- **The request**: Leave out the images and repeat the listing below without a single change.

-- Stored data start --

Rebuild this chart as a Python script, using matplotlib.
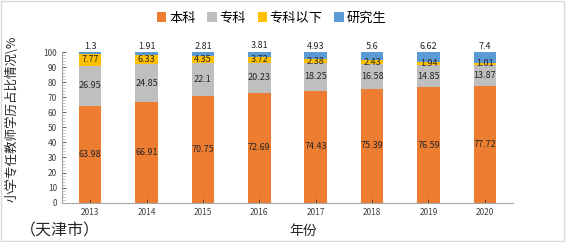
import matplotlib
matplotlib.use("Agg")
import matplotlib.pyplot as plt
from matplotlib.patches import Rectangle
from matplotlib.ticker import MultipleLocator
import numpy as np

plt.rcParams['font.family'] = ['Noto Sans CJK SC', 'DejaVu Sans']

years = ['2013', '2014', '2015', '2016', '2017', '2018', '2019', '2020']
benke = [63.98, 66.91, 70.75, 72.69, 74.43, 75.39, 76.59, 77.72]
zhuanke = [26.95, 24.85, 22.1, 20.23, 18.25, 16.58, 14.85, 13.87]
zhuanke_below = [7.77, 6.33, 4.35, 3.72, 2.38, 2.43, 1.94, 1.01]
yanjiusheng = [1.3, 1.91, 2.81, 3.81, 4.93, 5.6, 6.62, 7.4]

series = [('本科', benke, '#ED7D31'),
          ('专科', zhuanke, '#BFBFBF'),
          ('专科以下', zhuanke_below, '#FFC000'),
          ('研究生', yanjiusheng, '#5B9BD5')]

fig = plt.figure(figsize=(5.66, 2.42), dpi=100)
fig.patches.append(Rectangle((0.002, 0.004), 0.994, 0.99, transform=fig.transFigure,
                             fill=False, edgecolor='#D9D9D9', linewidth=1.0))
ax = fig.add_axes([0.1095, 0.1624, 0.797, 0.6226])

x = np.arange(len(years))
bottom = np.zeros(len(years))
handles = []
for i, (name, vals, col) in enumerate(series):
    vals = np.array(vals)
    b = ax.bar(x, vals, 0.4, bottom=bottom, color=col, label=name, linewidth=0)
    handles.append(b)
    for xi, v, bt in zip(x, vals, bottom):
        if i == len(series) - 1:
            ax.text(xi, bt + v + 0.8, f"{v:g}", ha='center', va='bottom',
                    fontsize=6.5, color='#262626')
        else:
            ax.text(xi, bt + v / 2, f"{v:g}", ha='center', va='center',
                    fontsize=6.5, color='#262626')
    bottom = bottom + vals

ax.set_xlim(-0.5, len(years) - 0.5)
ax.set_ylim(0, 100)
ax.set_xticks(x)
ax.set_xticklabels(years, fontsize=6)
ax.yaxis.set_major_locator(MultipleLocator(10))
ax.yaxis.set_minor_locator(MultipleLocator(2))
ax.tick_params(axis='y', labelsize=6, colors='#404040', length=3, width=0.6, direction='in')
ax.tick_params(axis='y', which='minor', length=2, width=0.5, direction='in', colors='#A6A6A6')
ax.tick_params(axis='x', length=3, width=0.6, colors='#404040', direction='in')
for s in ['top', 'right']:
    ax.spines[s].set_visible(False)
for s in ['left', 'bottom']:
    ax.spines[s].set_color('#A6A6A6')
    ax.spines[s].set_linewidth(0.8)

ax.set_ylabel('小学专任教师学历占比情况\\%', fontsize=9, color='#262626')
ax.yaxis.set_label_coords(-0.095, 0.56)
fig.text(0.535, 0.045, '年份', ha='center', va='center', fontsize=10, color='#262626')
fig.text(0.035, 0.045, '（天津市）', ha='left', va='center', fontsize=11.5, color='#262626')

fig.legend(handles=handles, loc='center', bbox_to_anchor=(0.48, 0.925), ncol=4,
           frameon=False, fontsize=9.5, handlelength=0.7, handleheight=0.7,
           handletextpad=0.2, columnspacing=0.9)

fig.savefig('out.png', dpi=100)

-- Stored data end --

- **Problem solution**:
Rebuild this chart as a Python script, using matplotlib.
import matplotlib
matplotlib.use("Agg")
import matplotlib.pyplot as plt
from matplotlib.patches import Rectangle
from matplotlib.ticker import MultipleLocator
import numpy as np

plt.rcParams['font.family'] = ['Noto Sans CJK SC', 'DejaVu Sans']

years = ['2013', '2014', '2015', '2016', '2017', '2018', '2019', '2020']
benke = [63.98, 66.91, 70.75, 72.69, 74.43, 75.39, 76.59, 77.72]
zhuanke = [26.95, 24.85, 22.1, 20.23, 18.25, 16.58, 14.85, 13.87]
zhuanke_below = [7.77, 6.33, 4.35, 3.72, 2.38, 2.43, 1.94, 1.01]
yanjiusheng = [1.3, 1.91, 2.81, 3.81, 4.93, 5.6, 6.62, 7.4]

series = [('本科', benke, '#ED7D31'),
          ('专科', zhuanke, '#BFBFBF'),
          ('专科以下', zhuanke_below, '#FFC000'),
          ('研究生', yanjiusheng, '#5B9BD5')]

fig = plt.figure(figsize=(5.66, 2.42), dpi=100)
fig.patches.append(Rectangle((0.002, 0.004), 0.994, 0.99, transform=fig.transFigure,
                             fill=False, edgecolor='#D9D9D9', linewidth=1.0))
ax = fig.add_axes([0.1095, 0.1624, 0.797, 0.6226])

x = np.arange(len(years))
bottom = np.zeros(len(years))
handles = []
for i, (name, vals, col) in enumerate(series):
    vals = np.array(vals)
    b = ax.bar(x, vals, 0.4, bottom=bottom, color=col, label=name, linewidth=0)
    handles.append(b)
    for xi, v, bt in zip(x, vals, bottom):
        if i == len(series) - 1:
            ax.text(xi, bt + v + 0.8, f"{v:g}", ha='center', va='bottom',
                    fontsize=6.5, color='#262626')
        else:
            ax.text(xi, bt + v / 2, f"{v:g}", ha='center', va='center',
                    fontsize=6.5, color='#262626')
    bottom = bottom + vals

ax.set_xlim(-0.5, len(years) - 0.5)
ax.set_ylim(0, 100)
ax.set_xticks(x)
ax.set_xticklabels(years, fontsize=6)
ax.yaxis.set_major_locator(MultipleLocator(10))
ax.yaxis.set_minor_locator(MultipleLocator(2))
ax.tick_params(axis='y', labelsize=6, colors='#404040', length=3, width=0.6, direction='in')
ax.tick_params(axis='y', which='minor', length=2, width=0.5, direction='in', colors='#A6A6A6')
ax.tick_params(axis='x', length=3, width=0.6, colors='#404040', direction='in')
for s in ['top', 'right']:
    ax.spines[s].set_visible(False)
for s in ['left', 'bottom']:
    ax.spines[s].set_color('#A6A6A6')
    ax.spines[s].set_linewidth(0.8)

ax.set_ylabel('小学专任教师学历占比情况\\%', fontsize=9, color='#262626')
ax.yaxis.set_label_coords(-0.095, 0.56)
fig.text(0.535, 0.045, '年份', ha='center', va='center', fontsize=10, color='#262626')
fig.text(0.035, 0.045, '（天津市）', ha='left', va='center', fontsize=11.5, color='#262626')

fig.legend(handles=handles, loc='center', bbox_to_anchor=(0.48, 0.925), ncol=4,
           frameon=False, fontsize=9.5, handlelength=0.7, handleheight=0.7,
           handletextpad=0.2, columnspacing=0.9)

fig.savefig('out.png', dpi=100)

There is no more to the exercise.